The yellowish paper used for the cone is made from straw and it is, in fact, called “paglia” (straw). It was used long ago and it is still used today at the “frittolin”, an unpretentious take-away place. Go to the “frittolin” for something to eat while walking around or while watching the sneaky seagulls flying in the sky, or simply while looking for the way back home and crossing that long bridge, without which this would only be one island of the many other cities which, sometimes, in winter, really become invisible. Chioggia, the smaller of the imposing lady, Venice, both share the same seaside smell and, in winter, the sound of footsteps on their bridges.
In Chioggia and Venice, and in the surrounding towns, “scartosso de frittolin” is a mix of small fried seafood served in a paper cone to take away. It’s the best of Venetian street food and something you should try as soon as you arrive here.

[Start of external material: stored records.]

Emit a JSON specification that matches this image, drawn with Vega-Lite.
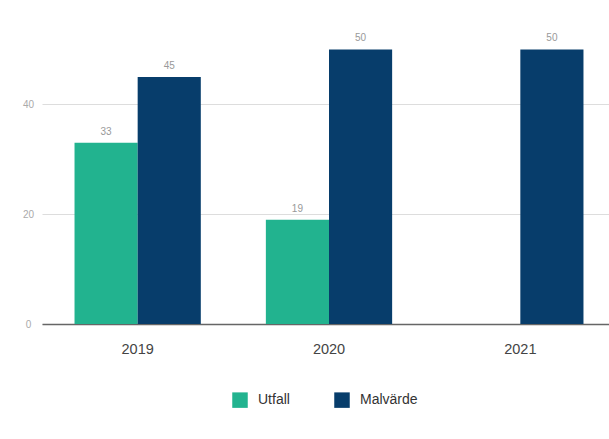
{
  "$schema": "https://vega.github.io/schema/vega-lite/v6.json",
  "width": 574,
  "height": 324,
  "autosize": {"type": "none"},
  "padding": {"left": 42, "top": 0, "right": 0, "bottom": 115},
  "background": "white",
  "config": {"view": {"stroke": null}, "font": "Liberation Sans"},
  "data": {"values": [
    {"year": "2019", "serie": "Utfall", "value": 33},
    {"year": "2019", "serie": "Malvärde", "value": 45},
    {"year": "2020", "serie": "Utfall", "value": 19},
    {"year": "2020", "serie": "Malvärde", "value": 50},
    {"year": "2021", "serie": "Malvärde", "value": 50}
  ]},
  "encoding": {
    "x": {"field": "year", "type": "nominal", "title": null,
      "scale": {"paddingInner": 0.34, "paddingOuter": 0.17},
      "axis": {"labelAngle": 0, "labelFontSize": 14.5, "labelColor": "#444", "labelPadding": 18, "ticks": false, "domainColor": "#666", "domainWidth": 1.5}},
    "xOffset": {"field": "serie", "type": "nominal", "sort": ["Utfall", "Malvärde"], "scale": {"paddingInner": 0}},
    "y": {"field": "value", "type": "quantitative", "title": null,
      "scale": {"domain": [0, 59], "nice": false},
      "axis": {"values": [0, 20, 40], "labelFontSize": 10, "labelColor": "#aaa", "labelPadding": 14, "ticks": false, "domain": false, "gridColor": "#dddddd", "labelAlign": "center"}}
  },
  "layer": [
    {"mark": {"type": "bar"},
      "encoding": {
        "color": {"field": "serie", "type": "nominal", "sort": ["Utfall", "Malvärde"],
          "scale": {"domain": ["Utfall", "Malvärde"], "range": ["#22b38f", "#073d6b"]},
          "legend": {"title": null, "orient": "none", "direction": "horizontal", "legendX": 190, "legendY": 392, "symbolType": "square", "symbolSize": 240, "symbolStrokeWidth": 0, "labelFontSize": 14, "labelColor": "#333", "columnPadding": 44, "labelOffset": 10}
        }
      }},
    {"mark": {"type": "text", "dy": -11, "fontSize": 10, "color": "#999"},
      "encoding": {"text": {"field": "value", "type": "quantitative"}}}
  ]
}
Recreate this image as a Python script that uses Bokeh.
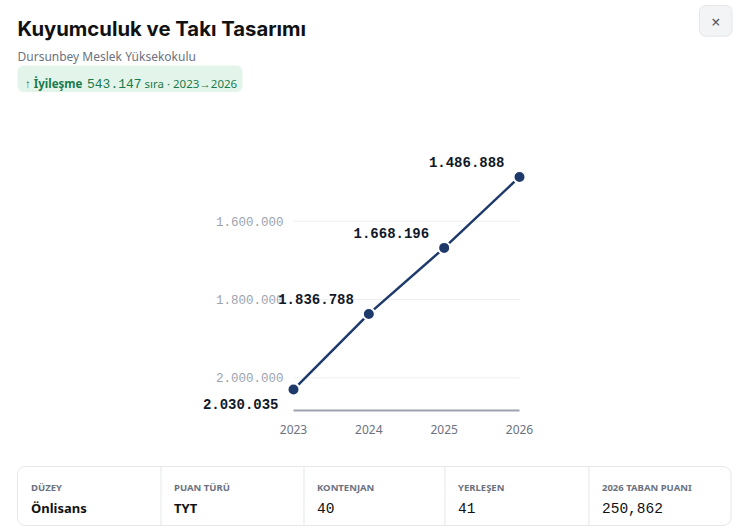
from bokeh.plotting import figure
from bokeh.models import Range1d, ColumnDataSource, LabelSet, Label, BoxAnnotation
from bokeh.core.properties import value
from bokeh.embed import file_html
from bokeh.resources import INLINE

# ---------------- data ----------------
years = [2023, 2024, 2025, 2026]
ranks = [2030035, 1836788, 1668196, 1486888]
y_ticks = [1600000, 1800000, 2000000]
y_domain = [2083500, 1365750]  # bottom, top of the plotting band (inverted rank axis)
title_text = "Kuyumculuk ve Takı Tasarımı"
subtitle_text = "Dursunbey Meslek Yüksekokulu"
badge_prefix = "↑ İyileşme"
badge_unit = "sıra"
card_labels = ["DÜZEY", "PUAN TÜRÜ", "KONTENJAN", "YERLEŞEN", "2026 TABAN PUANI"]
card_values = ["Önlisans", "TYT", "40", "41", "250,862"]

# ---------------- layout (canvas px) ----------------
W, H = 742, 532
PL, PR, PT, PB = 293, 519, 129, 410
NAVY = "#1e3a6b"
GREEN = "#1a7a4c"
MONO = "Liberation Mono"
SANS = "Noto Sans"


def dots(v):
    return f"{int(v):,}".replace(",", ".")


x_scale = (PR - PL) / (max(years) - min(years))
x_start = min(years) - PL / x_scale
x_end = x_start + W / x_scale
y_scale = (PB - PT) / (y_domain[0] - y_domain[1])
y_low = y_domain[0] + (H - PB) / y_scale
y_high = y_domain[1] - PT / y_scale

p = figure(width=W, height=H, output_backend="svg", toolbar_location=None, tools="",
           x_range=Range1d(x_start, x_end), y_range=Range1d(y_low, y_high),
           x_axis_location=None, y_axis_location=None, title=None, min_border=0)
p.extra_x_ranges = {"px": Range1d(0, W)}
p.extra_y_ranges = {"px": Range1d(H, 0)}
p.xgrid.visible = False
p.ygrid.visible = False
p.outline_line_color = None
p.background_fill_color = "white"
p.border_fill_color = "white"

# grid lines and baseline
n = len(y_ticks)
p.segment(x0=[min(years)] * n, x1=[max(years)] * n, y0=y_ticks, y1=y_ticks,
          line_color="#eceef1", line_width=1)
p.segment(x0=[min(years)], x1=[max(years)], y0=[y_domain[0]], y1=[y_domain[0]],
          line_color="#9ca3af", line_width=2)

# y tick labels
ytick_src = ColumnDataSource(dict(x=[min(years)] * n, y=y_ticks, text=[dots(t) for t in y_ticks]))
p.add_layout(LabelSet(source=ytick_src, x="x", y="y", text="text", x_offset=-10,
                      text_align="right", text_baseline="middle",
                      text_font=value(MONO), text_font_size="12.5px", text_color="#9ca3af"))
# x tick labels
xtick_src = ColumnDataSource(dict(x=years, y=[y_domain[0]] * len(years), text=[str(y) for y in years]))
p.add_layout(LabelSet(source=xtick_src, x="x", y="y", text="text", y_offset=-19,
                      text_align="center", text_baseline="middle",
                      text_font=value(SANS), text_font_size="12px", text_color="#6b7280"))

# series
src = ColumnDataSource(dict(x=years, y=ranks, text=[dots(r) for r in ranks],
                            dy=[-14 if i == 0 else 15 for i in range(len(ranks))]))
p.line("x", "y", source=src, line_color=NAVY, line_width=2.5)
p.scatter("x", "y", source=src, size=12, fill_color=NAVY, line_color="white", line_width=2)
p.add_layout(LabelSet(source=src, x="x", y="y", text="text", x_offset=-15, y_offset="dy",
                      text_align="right", text_baseline="middle",
                      text_font=value(MONO), text_font_size="14px", text_font_style="bold",
                      text_color="#111827"))


def lab(x, y, text, size, color, font=SANS, style="normal", align="left", baseline="alphabetic"):
    p.add_layout(Label(x=x, y=y, text=text, x_range_name="px", y_range_name="px",
                       text_font=font, text_font_size=size, text_color=color,
                       text_font_style=style, text_align=align, text_baseline=baseline))


def box(l, r, t, b, fill, line=None, radius=0):
    p.add_layout(BoxAnnotation(left=l, right=r, top=t, bottom=b, x_range_name="px", y_range_name="px",
                               fill_color=fill, fill_alpha=1, line_color=line, line_alpha=1 if line else 0,
                               line_width=1, border_radius=radius, level="underlay"))


# header
lab(17, 28, title_text, "20.3px", "#111111", font="Inter", style="bold")
lab(17, 55.7, subtitle_text, "12px", "#6b7280")
box(17, 242, 65, 91.5, "#e3f5eb", radius=6)
improvement = ranks[0] - ranks[-1]
lab(24.5, 82.5, badge_prefix, "11.5px", GREEN, style="bold")
lab(86.5, 82.5, dots(improvement), "13px", GREEN, font=MONO)
lab(144, 82.5, f"{badge_unit} · {years[0]}→{years[-1]}", "11.5px", GREEN)

# close button
box(699, 731.5, 5, 35.7, "#f3f4f6", line="#e5e7eb", radius=6)
lab(715.25, 21.5, "×", "16px", "#4b5563", align="center", baseline="middle")

# info cards
card_lefts = [17, 160, 303, 444, 588]
box(17, 730.5, 466, 525, "white", line="#e5e7eb", radius=8)
for cl in card_lefts[1:]:
    box(cl, cl + 1, 466.5, 524.5, "#e5e7eb")
for cl, lb, vl in zip(card_lefts, card_labels, card_values):
    lab(cl + 13.5, 486.7, lb, "9.5px", "#6b7280", style="bold")
    if vl[0].isdigit():
        lab(cl + 13.5, 507.3, vl, "14.5px", "#111111", font=MONO)
    else:
        lab(cl + 13.5, 507.3, vl, "13px", "#111111", style="bold")

open("out.html", "w").write(file_html(p, INLINE))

But you can even make good fried seafood at home if you follow some important steps stricktly.
Here are some suggestions:
– Always use fresh seafood instead of frozen seafood
– Use good quality oil suitable for deep frying. The best is peanut oil because its flavour doesn’t prevail on the food you fry
– If you don’t use a deep fryer, the best frying pan to use is a iron one because it allows the oil to heat gradually and evenly
– Use a lot of oil for deep frying. The food should be floating, in fact, the more oil you use and less heavy the fried food will be
– Never put salt on food before frying it or you will spoil its golden crust
– Fry the seafood when the oil reaches 180° and as soon as you put the fish into the pan, it will sizzle. If it doesn’t, it means the oil is not hot enough
– Eat the deep fried seafood when it is still hot
- 6-8 medium-large squid rings
- 3-4 small cuttlefish
- 3-4 sardines
- 2-3 prawns
- 10 whitebaits
- 1 lemon
- plain flour
- peanut oil
- Clean the seafood, rinse well and let it drain. Pat dry if necessary (it's important that the seafood is well drained and dry).
- On a paper towel put some flour and lay the seafood on top of it. Gently roll the seafood on the flour to coat it evenly.
- Sift the seafood to get rid of the excessive flour.
- Heat the oil in a frying pan to about 180°.
- Fry the seafood in small batches. Usually, it takes 2-3 minutes for it to become golden brown and fully cooked.
- Scoop the seafood out using a perforated spoon and drain on a paper towel.